E-voucher 2 kamar tidur dengan
tipe kamar ‘Siamang’ untuk tanggal 25 yang dimana adalah tipe kamar yang Setara
kamar deluxe, serta tipe kamar ‘Hornbill’ untuk tanggal 25 telah dikirim ke
akun saya. Setelah semua urusan akomodasi siap, tinggal menunggu esok hari
untuk berangkat. Kali ini rombongan kami berjumlah 2 mobil.
25 juni 2017, Pagi-pagi
pukul 7 kami semua sudah siap. Oh ya, kemarin malam kami sudah siap packing
semua kebutuhan yang diperlukan. Pukul 8 pagi kami mulai jalan, kondisi jalan
pagi itu masih sepi karena masih lebaran hari pertama, jadi tidak ada kendala
macet sama sekali.
Perjalanan Dari Medan
menuju Bukit Lawang berkisar 3 sampai 3 setengah jam.
Berikut saya uraikan rute
perjalannya :
- · Medan-Binjai (Via Jalan Tol sekitar 30 km)
- · Binjai-Selesai (Via Jalan non-Tol 11 km)
- · Selesai-Kuala (Via Jalan non-Tol 18 km)
- · Kuala-Tanjung Langkat (Via Jalan non-Tol 22 Km)
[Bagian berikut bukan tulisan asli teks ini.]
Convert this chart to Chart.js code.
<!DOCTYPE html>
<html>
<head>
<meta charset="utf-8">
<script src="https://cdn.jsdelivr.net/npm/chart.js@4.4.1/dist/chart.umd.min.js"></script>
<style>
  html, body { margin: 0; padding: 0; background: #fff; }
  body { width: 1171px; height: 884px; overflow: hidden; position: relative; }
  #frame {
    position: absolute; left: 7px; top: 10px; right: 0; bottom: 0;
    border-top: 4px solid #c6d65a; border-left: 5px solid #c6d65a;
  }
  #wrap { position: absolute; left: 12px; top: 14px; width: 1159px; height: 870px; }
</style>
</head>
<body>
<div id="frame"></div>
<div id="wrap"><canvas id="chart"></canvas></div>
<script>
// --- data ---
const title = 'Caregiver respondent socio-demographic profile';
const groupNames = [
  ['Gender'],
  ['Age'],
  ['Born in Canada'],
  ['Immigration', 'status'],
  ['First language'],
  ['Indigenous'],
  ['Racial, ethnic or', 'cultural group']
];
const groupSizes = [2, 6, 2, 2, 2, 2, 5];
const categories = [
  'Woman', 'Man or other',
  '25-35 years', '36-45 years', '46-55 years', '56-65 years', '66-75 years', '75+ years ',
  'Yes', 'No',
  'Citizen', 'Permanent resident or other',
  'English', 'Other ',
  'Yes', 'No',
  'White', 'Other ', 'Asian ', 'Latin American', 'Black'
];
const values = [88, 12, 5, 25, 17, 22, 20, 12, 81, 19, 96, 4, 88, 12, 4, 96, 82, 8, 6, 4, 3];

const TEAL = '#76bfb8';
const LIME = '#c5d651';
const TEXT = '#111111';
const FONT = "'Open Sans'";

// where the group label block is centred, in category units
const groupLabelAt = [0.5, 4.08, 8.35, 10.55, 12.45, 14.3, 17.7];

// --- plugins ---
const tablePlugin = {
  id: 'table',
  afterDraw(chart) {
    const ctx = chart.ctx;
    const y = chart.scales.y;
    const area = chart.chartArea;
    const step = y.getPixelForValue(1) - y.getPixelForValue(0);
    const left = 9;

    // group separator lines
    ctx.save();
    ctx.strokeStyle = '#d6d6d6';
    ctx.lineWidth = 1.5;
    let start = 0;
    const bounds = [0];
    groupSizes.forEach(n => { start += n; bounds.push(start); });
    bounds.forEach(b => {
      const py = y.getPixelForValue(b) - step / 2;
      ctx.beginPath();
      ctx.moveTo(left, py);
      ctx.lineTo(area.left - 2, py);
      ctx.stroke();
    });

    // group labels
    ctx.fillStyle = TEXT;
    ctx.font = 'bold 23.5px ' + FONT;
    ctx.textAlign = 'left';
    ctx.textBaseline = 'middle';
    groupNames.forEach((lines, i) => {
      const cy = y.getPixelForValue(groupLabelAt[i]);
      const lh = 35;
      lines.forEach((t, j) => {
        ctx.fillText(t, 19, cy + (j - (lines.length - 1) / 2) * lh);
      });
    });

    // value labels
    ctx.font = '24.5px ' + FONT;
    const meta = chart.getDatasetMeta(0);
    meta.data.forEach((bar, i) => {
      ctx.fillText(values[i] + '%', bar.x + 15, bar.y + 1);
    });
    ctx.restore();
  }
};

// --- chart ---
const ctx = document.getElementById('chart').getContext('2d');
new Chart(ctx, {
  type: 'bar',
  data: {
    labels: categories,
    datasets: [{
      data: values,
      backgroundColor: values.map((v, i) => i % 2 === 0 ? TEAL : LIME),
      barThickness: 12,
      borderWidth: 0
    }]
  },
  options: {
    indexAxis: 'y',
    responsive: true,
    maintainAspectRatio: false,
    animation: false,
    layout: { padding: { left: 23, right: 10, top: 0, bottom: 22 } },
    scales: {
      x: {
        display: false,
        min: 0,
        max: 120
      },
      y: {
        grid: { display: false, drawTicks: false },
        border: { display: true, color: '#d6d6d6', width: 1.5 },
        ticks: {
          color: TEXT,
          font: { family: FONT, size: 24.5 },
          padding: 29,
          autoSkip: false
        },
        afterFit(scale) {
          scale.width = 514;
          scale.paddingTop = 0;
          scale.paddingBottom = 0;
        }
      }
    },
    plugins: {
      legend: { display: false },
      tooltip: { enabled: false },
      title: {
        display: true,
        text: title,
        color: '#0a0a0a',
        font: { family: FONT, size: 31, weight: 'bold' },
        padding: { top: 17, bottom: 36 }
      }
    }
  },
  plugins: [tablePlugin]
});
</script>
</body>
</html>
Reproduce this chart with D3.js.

- · Tanjung Langkat-Bukit Lawang (Via Jalan non-Tol 29 km)
- · Total panjang perjalanan adalah 110 km
![]() |
Gerbang keluar tol medan-binjai |
Kami memutuskan melewati
jalan tol Medan-Binjai yang belum rampung 100%. Alasannya karena
tol ini baru sehingga membuat kami penasaran walaupun jalannya masih belum
mulus dan infrastruktur berupa penerangan dan rambu-rambu masih sangat minim. Pintu
Gerbang tol Medan-Binjai nantinya akan berada dijalan Kapten Sumarsono Medan
dan gerbang tol keluar Binjai akan berada dijalan Megawati.
Seharusnya jarak
perjalanan Medan-Bukit Lawang adalah 78 km saja, itu kalau melewati jalan Jamin
Ginting yang merupakan jalan baru yang sudah bersapal dan mulus tentunya. *Tapi
bukan Jalan Jamin Ginting untuk yang ke arah Berastagi yah. Beda.
Perjalan Medan-Binjai
mulus-mulus aja, sampai ke Kecamatan Bahorok baru deh kerasa ‘Naik Kudanya’.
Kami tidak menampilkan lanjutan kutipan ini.